=== What the task asks ===
Return, without pictures, the lines from the start of the data through the one that contains "const categories = ['Co', 'FMo', 'NFMo', 'BS'];".

=== Supplied information ===

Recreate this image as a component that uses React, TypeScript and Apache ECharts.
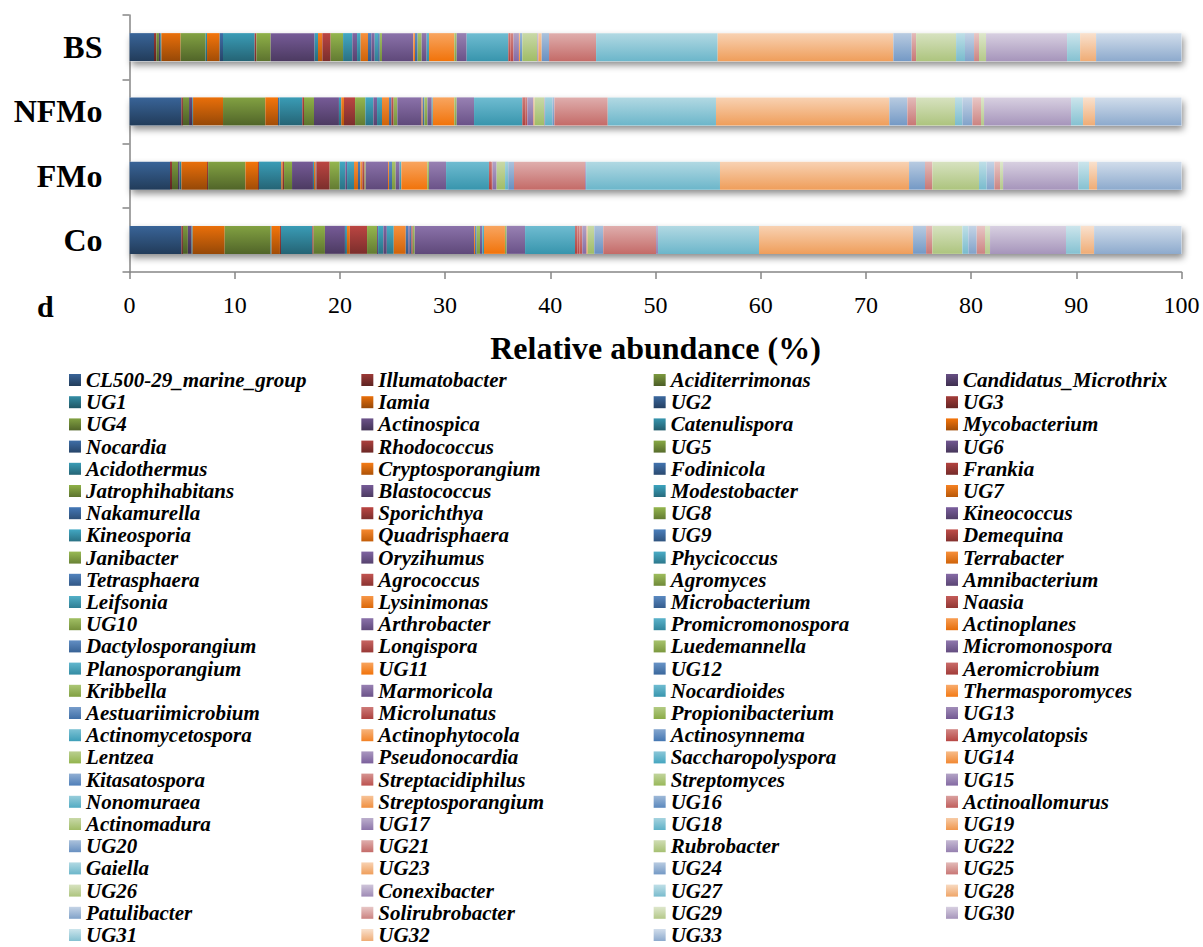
import React, { useEffect, useRef } from 'react';
import * as echarts from 'echarts';

// Categories, bottom to top on the vertical axis
const categories = ['Co', 'FMo', 'NFMo', 'BS'];

const genera = [
  'CL500-29_marine_group', 'Illumatobacter', 'Aciditerrimonas', 'Candidatus_Microthrix',
  'UG1', 'Iamia', 'UG2', 'UG3',
  'UG4', 'Actinospica', 'Catenulispora', 'Mycobacterium',
  'Nocardia', 'Rhodococcus', 'UG5', 'UG6',
  'Acidothermus', 'Cryptosporangium', 'Fodinicola', 'Frankia',
  'Jatrophihabitans', 'Blastococcus', 'Modestobacter', 'UG7',
  'Nakamurella', 'Sporichthya', 'UG8', 'Kineococcus',
  'Kineosporia', 'Quadrisphaera', 'UG9', 'Demequina',
  'Janibacter', 'Oryzihumus', 'Phycicoccus', 'Terrabacter',
  'Tetrasphaera', 'Agrococcus', 'Agromyces', 'Amnibacterium',
  'Leifsonia', 'Lysinimonas', 'Microbacterium', 'Naasia',
  'UG10', 'Arthrobacter', 'Promicromonospora', 'Actinoplanes',
  'Dactylosporangium', 'Longispora', 'Luedemannella', 'Micromonospora',
  'Planosporangium', 'UG11', 'UG12', 'Aeromicrobium',
  'Kribbella', 'Marmoricola', 'Nocardioides', 'Thermasporomyces',
  'Aestuariimicrobium', 'Microlunatus', 'Propionibacterium', 'UG13',
  'Actinomycetospora', 'Actinophytocola', 'Actinosynnema', 'Amycolatopsis',
  'Lentzea', 'Pseudonocardia', 'Saccharopolyspora', 'UG14',
  'Kitasatospora', 'Streptacidiphilus', 'Streptomyces', 'UG15',
  'Nonomuraea', 'Streptosporangium', 'UG16', 'Actinoallomurus',
  'Actinomadura', 'UG17', 'UG18', 'UG19',
  'UG20', 'UG21', 'Rubrobacter', 'UG22',
  'Gaiella', 'UG23', 'UG24', 'UG25',
  'UG26', 'Conexibacter', 'UG27', 'UG28',
  'Patulibacter', 'Solirubrobacter', 'UG29', 'UG30',
  'UG31', 'UG32', 'UG33',
];

// Relative abundance (%) per genus, in the order of `genera`
const coValues = [
  4.93, 0.15, 0.47, 0.35, 0.10, 3.05, 0, 0, 4.35, 0,
  0.10, 0.80, 0, 0.10, 0, 0, 2.98, 0, 0, 0.12,
  1.08, 1.90, 0.19, 0.28, 0, 1.63, 0.95, 0.10, 0.50, 0,
  0, 0, 0, 0.33, 0.66, 1.14, 0.25, 0, 0, 0.13,
  0, 0, 0.15, 0.13, 0.19, 5.64, 0, 0.10, 0.15, 0,
  0.32, 0.22, 0.16, 1.99, 0, 0, 0.16, 1.75, 4.75, 0,
  0, 0.22, 0, 0, 0, 0, 0, 0.19, 0, 0,
  0, 0, 0, 0.28, 0, 0.41, 0, 0.10, 0, 0,
  0.63, 0, 0, 0, 0.85, 5.02, 0, 0.19, 9.60, 14.64,
  1.24, 0.60, 2.85, 0, 0.57, 0, 0.79, 0.79, 0.48, 7.22,
  1.40, 1.27, 8.31,
];

const fmoValues = [
  3.85, 0.19, 0.57, 0.16, 0.16, 2.44, 0, 0.10, 3.55, 0,
  0, 1.20, 0, 0.09, 0, 0, 2.12, 0.13, 0, 0.13,
  0.76, 1.99, 0.10, 0.16, 0.06, 1.27, 0.95, 0, 0.54, 0,
  0, 0, 0, 0.16, 0.66, 0.38, 0.22, 0, 0, 0,
  0, 0.19, 0, 0.22, 0.10, 2.12, 0, 0.10, 0.28, 0,
  0.35, 0.38, 0.16, 2.47, 0, 0, 0.16, 1.62, 4.08, 0,
  0, 0.20, 0, 0, 0, 0, 0, 0.13, 0, 0,
  0, 0, 0, 0, 0, 0.40, 0, 0, 0, 0,
  0.80, 0, 0.30, 0, 0.55, 6.75, 0, 0.10, 12.73, 17.97,
  1.52, 0.70, 4.43, 0, 0.73, 0, 0.73, 0.54, 0.29, 7.16,
  1.01, 0.76, 8.03,
];

const nfmoValues = [
  4.93, 0.15, 0.58, 0.31, 0.07, 2.85, 0, 0, 4.02, 0,
  0, 1.21, 0.12, 0, 0, 0, 2.19, 0, 0, 0.16,
  0.95, 2.37, 0.22, 0.26, 0, 1.05, 0.98, 0, 0.76, 0,
  0, 0, 0, 0.35, 0.47, 0.67, 0, 0, 0, 0,
  0, 0, 0.22, 0.22, 0.35, 2.31, 0, 0.10, 0.16, 0,
  0.29, 0.41, 0.10, 2.05, 0, 0, 0.22, 1.65, 4.59, 0,
  0, 0.32, 0, 0, 0, 0, 0, 0.16, 0, 0,
  0, 0, 0, 0, 0, 0.58, 0, 0.10, 0, 0,
  0.94, 0.06, 0.70, 0, 0.19, 5.07, 0, 0, 10.29, 16.48,
  1.71, 0.83, 3.70, 0, 0.70, 0, 0.95, 0.82, 0.29, 8.27,
  1.14, 1.14, 8.22,
];

const bsValues = [
  2.33, 0.22, 0.25, 0.12, 0.11, 1.83, 0, 0, 2.38, 0,
  0.13, 1.20, 0.32, 0, 0, 0, 3.01, 0, 0, 0.16,
  1.36, 4.18, 0.32, 0.41, 0, 0.79, 1.18, 0, 0.88, 0,
  0, 0, 0, 0.45, 0.34, 0.70, 0.32, 0, 0, 0.32,
  0.32, 0, 0.16, 0, 0.21, 2.98, 0, 0.16, 0.25, 0,
  0.38, 0.48, 0.22, 2.41, 0, 0, 0.22, 0.95, 3.96, 0,
  0, 0.19, 0, 0, 0, 0, 0, 0.30, 0, 0,
  0, 0, 0, 0, 0, 0.52, 0, 0.10, 0.22, 0,
  1.43, 0.10, 0, 0.31, 0.70, 4.47, 0, 0, 11.56, 16.70,
  1.74, 0.42, 3.80, 0, 0.85, 0, 0.86, 0.47, 0.67, 7.70,
  1.24, 1.52, 8.12,
];

const valuesByCategory = [coValues, fmoValues, nfmoValues, bsValues];

const SERIF = "'Liberation Serif', 'Times New Roman', serif";
const accents = ['#4F81BD', '#C0504D', '#9BBB59', '#8064A2', '#4BACC6', '#F79646'];

function hexToHsl(hex: string): [number, number, number] {
  const r = parseInt(hex.slice(1, 3), 16) / 255;
  const g = parseInt(hex.slice(3, 5), 16) / 255;
  const b = parseInt(hex.slice(5, 7), 16) / 255;
  const max = Math.max(r, g, b);
  const min = Math.min(r, g, b);
  const l = (max + min) / 2;
  let h = 0;
  let s = 0;
  if (max !== min) {
    const d = max - min;
    s = l > 0.5 ? d / (2 - max - min) : d / (max + min);
    if (max === r) h = (g - b) / d + (g < b ? 6 : 0);
    else if (max === g) h = (b - r) / d + 2;
    else h = (r - g) / d + 4;
    h /= 6;
  }
  return [h, s, l];
}

function hslToHex(h: number, s: number, l: number): string {
  const hue2rgb = (p: number, q: number, t: number) => {
    if (t < 0) t += 1;
    if (t > 1) t -= 1;
    if (t < 1 / 6) return p + (q - p) * 6 * t;
    if (t < 1 / 2) return q;
    if (t < 2 / 3) return p + (q - p) * (2 / 3 - t) * 6;
    return p;
  };
  let r: number;
  let g: number;
  let b: number;
  if (s === 0) {
    r = g = b = l;
  } else {
    const q = l < 0.5 ? l * (1 + s) : l + s - l * s;
    const p = 2 * l - q;
    r = hue2rgb(p, q, h + 1 / 3);
    g = hue2rgb(p, q, h);
    b = hue2rgb(p, q, h - 1 / 3);
  }
  const toHex = (v: number) => Math.round(Math.max(0, Math.min(1, v)) * 255).toString(16).padStart(2, '0');
  return '#' + toHex(r) + toHex(g) + toHex(b);
}

function seriesColor(i: number) {
  const [h, s0, l] = hexToHsl(accents[i % 6]);
  const t = i < 54 ? -0.42 * (1 - i / 54) : (0.68 * (i - 54)) / 48;
  const L = t < 0 ? l * (1 + t) : l + (1 - l) * t;
  const s = t > 0 ? s0 * (1 - 0.2 * t) : s0;
  const top = hslToHex(h, s, Math.min(1, L + (1 - L) * 0.15));
  const bottom = hslToHex(h, s, L * 0.8);
  return new echarts.graphic.LinearGradient(0, 0, 0, 1, [
    { offset: 0, color: top },
    { offset: 1, color: bottom },
  ]);
}

export default function App() {
  const ref = useRef<HTMLDivElement>(null);

  useEffect(() => {
    if (!ref.current) return;
    const chart = echarts.init(ref.current, null, { renderer: 'svg' });

    const totals = valuesByCategory.map((arr) => arr.reduce((a, b) => a + b, 0));

    const barSeries: any[] = genera.map((name, i) => ({
      name,
      type: 'bar',
      stack: 'total',
      barWidth: 28,
      barGap: '-100%',
      z: 3,
      silent: true,
      emphasis: { disabled: true },
      itemStyle: { color: seriesColor(i) },
      data: valuesByCategory.map((arr) => arr[i]),
    }));

    const shadowSeries = {
      name: '__shadow',
      type: 'bar',
      barWidth: 28,
      barGap: '-100%',
      z: 2,
      silent: true,
      emphasis: { disabled: true },
      itemStyle: {
        color: '#ffffff',
        shadowBlur: 7,
        shadowOffsetX: 2,
        shadowOffsetY: 4,
        shadowColor: 'rgba(0,0,0,0.45)',
      },
      data: totals,
    };

    const legends = [0, 1, 2, 3].map((col) => ({
      orient: 'vertical',
      left: 69 + col * 292.33,
      top: 369.5,
      width: 290,
      height: 620,
      padding: 0,
      itemGap: 1.2,
      itemWidth: 12,
      itemHeight: 12,
      icon: 'rect',
      selectedMode: false,
      data: genera.filter((_, i) => i % 4 === col),
      textStyle: {
        fontFamily: SERIF,
        fontSize: 21,
        fontWeight: 'bold',
        fontStyle: 'italic',
        color: '#000',
        lineHeight: 21,
      },
    }));

    chart.setOption({
      animation: false,
      backgroundColor: '#ffffff',
      grid: { left: 129.5, right: 21.5, top: 15, height: 257, containLabel: false },
      xAxis: {
        type: 'value',
        min: 0,
        max: 100,
        interval: 10,
        name: 'Relative abundance (%)',
        nameLocation: 'middle',
        nameGap: 60,
        nameTextStyle: { fontFamily: SERIF, fontSize: 32, fontWeight: 'bold', color: '#000' },
        axisLine: { show: true, lineStyle: { color: '#868686', width: 1.5 } },
        axisTick: { show: true, length: 7, lineStyle: { color: '#868686', width: 1.5 } },
        axisLabel: { fontFamily: SERIF, fontSize: 24, color: '#000', margin: 21 },
        splitLine: { show: false },
      },
      yAxis: {
        type: 'category',
        data: categories,
        axisLine: { show: true, lineStyle: { color: '#868686', width: 1.5 } },
        axisTick: { show: true, length: 7, lineStyle: { color: '#868686', width: 1.5 } },
        axisLabel: { fontFamily: SERIF, fontSize: 32, fontWeight: 'bold', color: '#000', margin: 27 },
        splitLine: { show: false },
      },
      legend: legends,
      graphic: [
        {
          type: 'text',
          left: 37,
          top: 291,
          style: { text: 'd', font: `bold 30px ${SERIF}`, fill: '#000' },
        },
      ],
      series: [shadowSeries, ...barSeries],
    });

    return () => chart.dispose();
  }, []);

  return (
    <div
      ref={ref}
      style={{ position: 'absolute', left: 0, top: 0, width: 1203, height: 947, background: '#fff' }}
    />
  );
}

=== Written reply ===
Recreate this image as a component that uses React, TypeScript and Apache ECharts.
import React, { useEffect, useRef } from 'react';
import * as echarts from 'echarts';

// Categories, bottom to top on the vertical axis
const categories = ['Co', 'FMo', 'NFMo', 'BS'];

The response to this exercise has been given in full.